• _Exercise directions_
Strip the pictures and reproduce the rest of the listing exactly.

• _Provided material_
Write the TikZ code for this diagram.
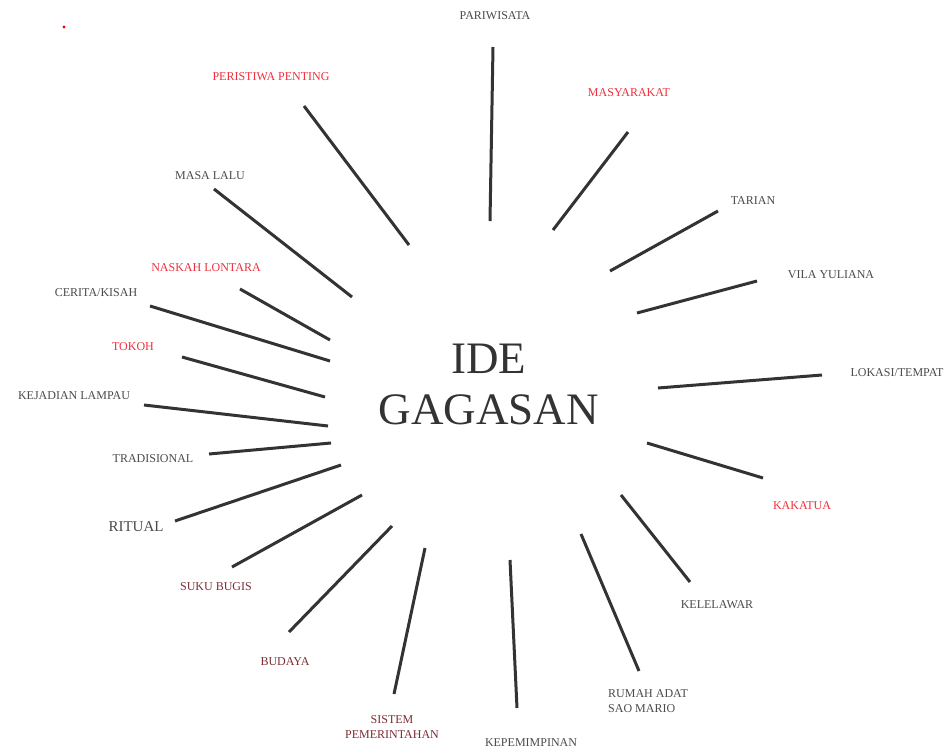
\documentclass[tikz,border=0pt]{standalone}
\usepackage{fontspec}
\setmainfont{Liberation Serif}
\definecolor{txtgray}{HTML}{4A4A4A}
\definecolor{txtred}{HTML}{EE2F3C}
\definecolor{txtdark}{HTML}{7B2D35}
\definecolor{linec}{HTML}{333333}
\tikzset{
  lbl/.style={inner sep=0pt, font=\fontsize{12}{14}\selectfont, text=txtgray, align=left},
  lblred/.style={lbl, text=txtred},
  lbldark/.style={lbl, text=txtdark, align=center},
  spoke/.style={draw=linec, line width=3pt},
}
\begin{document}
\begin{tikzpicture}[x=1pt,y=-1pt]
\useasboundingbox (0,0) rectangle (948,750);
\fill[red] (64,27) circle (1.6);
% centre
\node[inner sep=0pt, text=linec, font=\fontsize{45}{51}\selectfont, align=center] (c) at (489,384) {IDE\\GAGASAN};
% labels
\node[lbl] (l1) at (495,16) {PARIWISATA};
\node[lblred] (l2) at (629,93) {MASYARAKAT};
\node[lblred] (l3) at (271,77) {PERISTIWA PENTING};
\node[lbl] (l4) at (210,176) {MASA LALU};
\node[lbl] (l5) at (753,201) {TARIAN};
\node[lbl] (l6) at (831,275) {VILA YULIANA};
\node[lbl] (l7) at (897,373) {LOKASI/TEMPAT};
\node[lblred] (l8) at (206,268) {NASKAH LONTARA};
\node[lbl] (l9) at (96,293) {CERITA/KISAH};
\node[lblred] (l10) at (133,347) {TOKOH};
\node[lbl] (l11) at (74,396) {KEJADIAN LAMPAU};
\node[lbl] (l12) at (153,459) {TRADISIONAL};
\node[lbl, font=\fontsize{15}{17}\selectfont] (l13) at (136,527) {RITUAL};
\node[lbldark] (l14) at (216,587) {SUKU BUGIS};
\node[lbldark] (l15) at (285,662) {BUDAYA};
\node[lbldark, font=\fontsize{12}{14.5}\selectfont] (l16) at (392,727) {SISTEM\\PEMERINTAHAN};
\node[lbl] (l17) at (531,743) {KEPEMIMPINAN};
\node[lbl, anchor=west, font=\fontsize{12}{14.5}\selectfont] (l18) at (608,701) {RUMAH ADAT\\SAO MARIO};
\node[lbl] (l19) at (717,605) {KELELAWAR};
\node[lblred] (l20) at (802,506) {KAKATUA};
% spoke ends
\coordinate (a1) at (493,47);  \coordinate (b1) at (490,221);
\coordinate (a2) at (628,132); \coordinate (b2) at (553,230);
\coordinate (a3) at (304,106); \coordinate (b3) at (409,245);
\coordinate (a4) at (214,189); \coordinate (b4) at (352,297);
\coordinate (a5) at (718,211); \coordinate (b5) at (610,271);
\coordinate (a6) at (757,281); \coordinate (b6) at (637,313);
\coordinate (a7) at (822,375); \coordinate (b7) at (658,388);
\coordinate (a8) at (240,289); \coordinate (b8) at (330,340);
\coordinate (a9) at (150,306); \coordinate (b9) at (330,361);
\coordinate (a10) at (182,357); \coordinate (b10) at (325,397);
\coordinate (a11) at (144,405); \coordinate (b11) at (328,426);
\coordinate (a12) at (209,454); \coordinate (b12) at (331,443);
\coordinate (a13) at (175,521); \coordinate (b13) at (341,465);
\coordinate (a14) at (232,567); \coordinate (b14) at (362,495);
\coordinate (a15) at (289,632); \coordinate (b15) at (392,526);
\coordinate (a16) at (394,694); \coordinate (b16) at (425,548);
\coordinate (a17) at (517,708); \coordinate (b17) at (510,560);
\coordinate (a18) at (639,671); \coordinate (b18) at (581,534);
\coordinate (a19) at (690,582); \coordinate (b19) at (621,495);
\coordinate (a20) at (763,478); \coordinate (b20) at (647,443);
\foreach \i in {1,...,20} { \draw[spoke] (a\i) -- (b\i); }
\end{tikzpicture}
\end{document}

• _Solution to this exercise_
Write the TikZ code for this diagram.
\documentclass[tikz,border=0pt]{standalone}
\usepackage{fontspec}
\setmainfont{Liberation Serif}
\definecolor{txtgray}{HTML}{4A4A4A}
\definecolor{txtred}{HTML}{EE2F3C}
\definecolor{txtdark}{HTML}{7B2D35}
\definecolor{linec}{HTML}{333333}
\tikzset{
  lbl/.style={inner sep=0pt, font=\fontsize{12}{14}\selectfont, text=txtgray, align=left},
  lblred/.style={lbl, text=txtred},
  lbldark/.style={lbl, text=txtdark, align=center},
  spoke/.style={draw=linec, line width=3pt},
}
\begin{document}
\begin{tikzpicture}[x=1pt,y=-1pt]
\useasboundingbox (0,0) rectangle (948,750);
\fill[red] (64,27) circle (1.6);
% centre
\node[inner sep=0pt, text=linec, font=\fontsize{45}{51}\selectfont, align=center] (c) at (489,384) {IDE\\GAGASAN};
% labels
\node[lbl] (l1) at (495,16) {PARIWISATA};
\node[lblred] (l2) at (629,93) {MASYARAKAT};
\node[lblred] (l3) at (271,77) {PERISTIWA PENTING};
\node[lbl] (l4) at (210,176) {MASA LALU};
\node[lbl] (l5) at (753,201) {TARIAN};
\node[lbl] (l6) at (831,275) {VILA YULIANA};
\node[lbl] (l7) at (897,373) {LOKASI/TEMPAT};
\node[lblred] (l8) at (206,268) {NASKAH LONTARA};
\node[lbl] (l9) at (96,293) {CERITA/KISAH};
\node[lblred] (l10) at (133,347) {TOKOH};
\node[lbl] (l11) at (74,396) {KEJADIAN LAMPAU};
\node[lbl] (l12) at (153,459) {TRADISIONAL};
\node[lbl, font=\fontsize{15}{17}\selectfont] (l13) at (136,527) {RITUAL};
\node[lbldark] (l14) at (216,587) {SUKU BUGIS};
\node[lbldark] (l15) at (285,662) {BUDAYA};
\node[lbldark, font=\fontsize{12}{14.5}\selectfont] (l16) at (392,727) {SISTEM\\PEMERINTAHAN};
\node[lbl] (l17) at (531,743) {KEPEMIMPINAN};
\node[lbl, anchor=west, font=\fontsize{12}{14.5}\selectfont] (l18) at (608,701) {RUMAH ADAT\\SAO MARIO};
\node[lbl] (l19) at (717,605) {KELELAWAR};
\node[lblred] (l20) at (802,506) {KAKATUA};
% spoke ends
\coordinate (a1) at (493,47);  \coordinate (b1) at (490,221);
\coordinate (a2) at (628,132); \coordinate (b2) at (553,230);
\coordinate (a3) at (304,106); \coordinate (b3) at (409,245);
\coordinate (a4) at (214,189); \coordinate (b4) at (352,297);
\coordinate (a5) at (718,211); \coordinate (b5) at (610,271);
\coordinate (a6) at (757,281); \coordinate (b6) at (637,313);
\coordinate (a7) at (822,375); \coordinate (b7) at (658,388);
\coordinate (a8) at (240,289); \coordinate (b8) at (330,340);
\coordinate (a9) at (150,306); \coordinate (b9) at (330,361);
\coordinate (a10) at (182,357); \coordinate (b10) at (325,397);
\coordinate (a11) at (144,405); \coordinate (b11) at (328,426);
\coordinate (a12) at (209,454); \coordinate (b12) at (331,443);
\coordinate (a13) at (175,521); \coordinate (b13) at (341,465);
\coordinate (a14) at (232,567); \coordinate (b14) at (362,495);
\coordinate (a15) at (289,632); \coordinate (b15) at (392,526);
\coordinate (a16) at (394,694); \coordinate (b16) at (425,548);
\coordinate (a17) at (517,708); \coordinate (b17) at (510,560);
\coordinate (a18) at (639,671); \coordinate (b18) at (581,534);
\coordinate (a19) at (690,582); \coordinate (b19) at (621,495);
\coordinate (a20) at (763,478); \coordinate (b20) at (647,443);
\foreach \i in {1,...,20} { \draw[spoke] (a\i) -- (b\i); }
\end{tikzpicture}
\end{document}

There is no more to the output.